* _WORK INSTRUCTIONS_
Without the pictures, print the lines running from the beginning of the material to the line containing "plt.rcParams['font.family'] = ['Liberation", both ends included.

* _STORED DATA_
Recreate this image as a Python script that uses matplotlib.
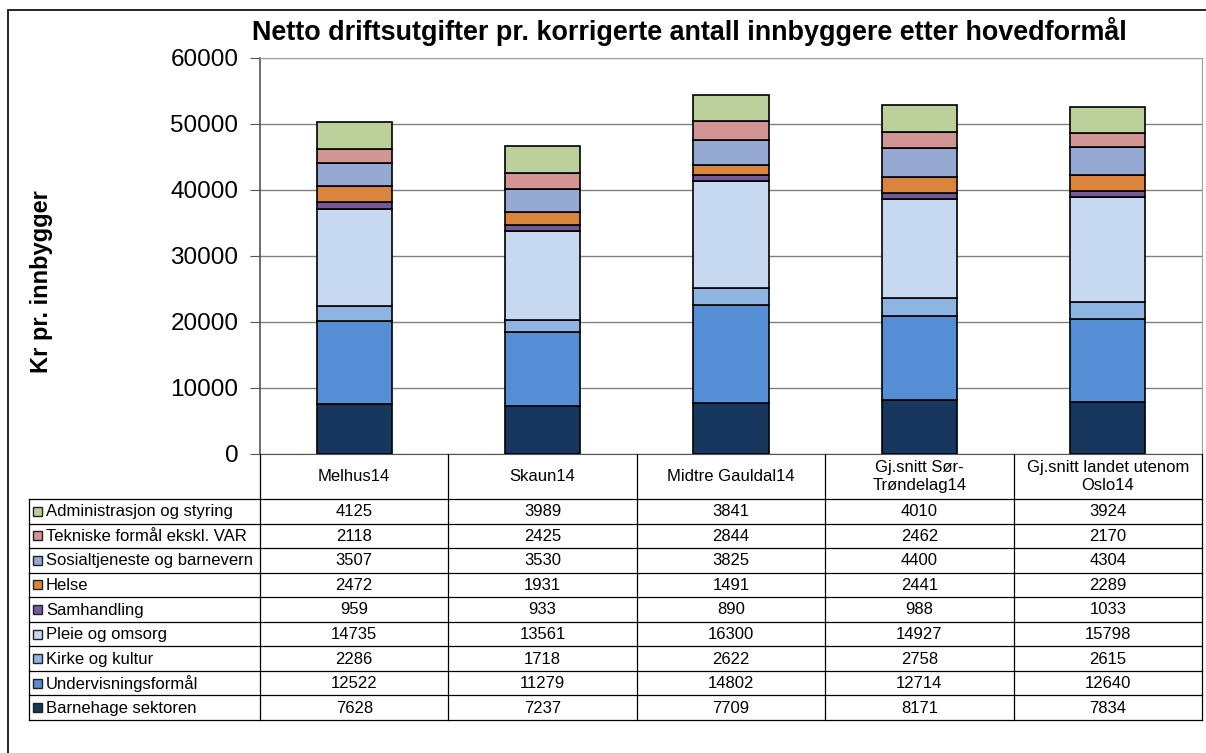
import matplotlib
matplotlib.use('Agg')
import matplotlib.pyplot as plt
from matplotlib.patches import Rectangle
import numpy as np

plt.rcParams['font.family'] = ['Liberation Sans', 'DejaVu Sans']

# data (bottom to top in the stack)
categories = ['Melhus14', 'Skaun14', 'Midtre Gauldal14',
              'Gj.snitt Sør-\nTrøndelag14', 'Gj.snitt landet utenom\nOslo14']
series_names = ['Barnehage sektoren', 'Undervisningsformål', 'Kirke og kultur',
                'Pleie og omsorg', 'Samhandling', 'Helse',
                'Sosialtjeneste og barnevern', 'Tekniske formål ekskl. VAR',
                'Administrasjon og styring']
barnehage = [7628, 7237, 7709, 8171, 7834]
undervisning = [12522, 11279, 14802, 12714, 12640]
kirke = [2286, 1718, 2622, 2758, 2615]
pleie = [14735, 13561, 16300, 14927, 15798]
samhandling = [959, 933, 890, 988, 1033]
helse = [2472, 1931, 1491, 2441, 2289]
sosial = [3507, 3530, 3825, 4400, 4304]
tekniske = [2118, 2425, 2844, 2462, 2170]
admin = [4125, 3989, 3841, 4010, 3924]
series = [barnehage, undervisning, kirke, pleie, samhandling, helse,
          sosial, tekniske, admin]
colors = ['#17375E', '#558ED5', '#8DB4E2', '#C6D9F1', '#73589A', '#DB843D',
          '#95A9D2', '#D39494', '#BBD09A']

W, H = 1206, 753
fig = plt.figure(figsize=(W / 100, H / 100), dpi=100)

# outer frame
fig.patches.append(Rectangle((8 / W, -0.1), 1.2, 1 - 10 / H + 0.1,
                             transform=fig.transFigure, fill=False,
                             edgecolor='black', linewidth=1.2))

left, right, top, bottom = 260, 1202, 58, 454
ax = fig.add_axes([left / W, 1 - bottom / H, (right - left) / W, (bottom - top) / H])

x = np.arange(len(categories))
base = np.zeros(len(categories))
for vals, col in zip(series, colors):
    ax.bar(x, vals, 0.4, bottom=base, color=col, edgecolor='black', linewidth=1.2, zorder=3)
    base += np.array(vals)

ax.set_xlim(-0.5, len(categories) - 0.5)
ax.set_ylim(0, 60000)
ax.set_yticks(range(0, 60001, 10000))
ax.tick_params(axis='y', labelsize=17.5, length=7, pad=8.5, direction='out', color='#555555')
ax.set_xticks(np.arange(len(categories) + 1) - 0.5)
ax.set_xticklabels([])
ax.tick_params(axis='x', length=0)
ax.grid(axis='y', color='#808080', linewidth=1, zorder=0)
for s in ['top', 'right']:
    ax.spines[s].set_color('#A0A0A0')
for s in ['left', 'bottom']:
    ax.spines[s].set_color('#555555')
ax.spines['left'].set_linewidth(1.2)

fig.text(42 / W, 1 - 282 / H, 'Kr pr. innbygger', rotation=90, fontsize=17,
         fontweight='bold', ha='center', va='center')
fig.text(689 / W, 1 - 31 / H,
         'Netto driftsutgifter pr. korrigerte antall innbyggere etter hovedformål',
         fontsize=19.4, fontweight='bold', ha='center', va='center')

# data table
tl, tb, hb = 29, 720, 499
tax = fig.add_axes([0, 0, 1, 1])
tax.set_xlim(0, W)
tax.set_ylim(H, 0)
tax.axis('off')
colw = (right - left) / len(categories)
rowh = (tb - hb) / len(series_names)
lc = 'black'
# verticals
for i in range(len(categories) + 1):
    xx = left + i * colw
    tax.plot([xx, xx], [bottom, tb], color=lc, lw=0.9)
tax.plot([tl, tl], [hb, tb], color=lc, lw=0.9)
# horizontals
for j in range(len(series_names) + 1):
    yy = hb + j * rowh
    tax.plot([tl, right], [yy, yy], color=lc, lw=0.9)
for i, c in enumerate(categories):
    tax.text(left + (i + 0.5) * colw, (bottom + hb) / 2, c, ha='center',
             va='center', fontsize=12, linespacing=1.18)
rows = list(zip(series_names, series, colors))[::-1]
for j, (name, vals, col) in enumerate(rows):
    yc = hb + (j + 0.5) * rowh
    tax.add_patch(Rectangle((33, yc - 4.5), 9, 9, facecolor=col, edgecolor='#222222', lw=1))
    tax.text(46, yc + 0.5, name, ha='left', va='center', fontsize=12)
    for i, v in enumerate(vals):
        tax.text(left + (i + 0.5) * colw, yc + 0.5, str(v), ha='center',
                 va='center', fontsize=12)

fig.savefig('out.png', dpi=100)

* _WRITTEN ANSWER_
Recreate this image as a Python script that uses matplotlib.
import matplotlib
matplotlib.use('Agg')
import matplotlib.pyplot as plt
from matplotlib.patches import Rectangle
import numpy as np

plt.rcParams['font.family'] = ['Liberation Sans', 'DejaVu Sans']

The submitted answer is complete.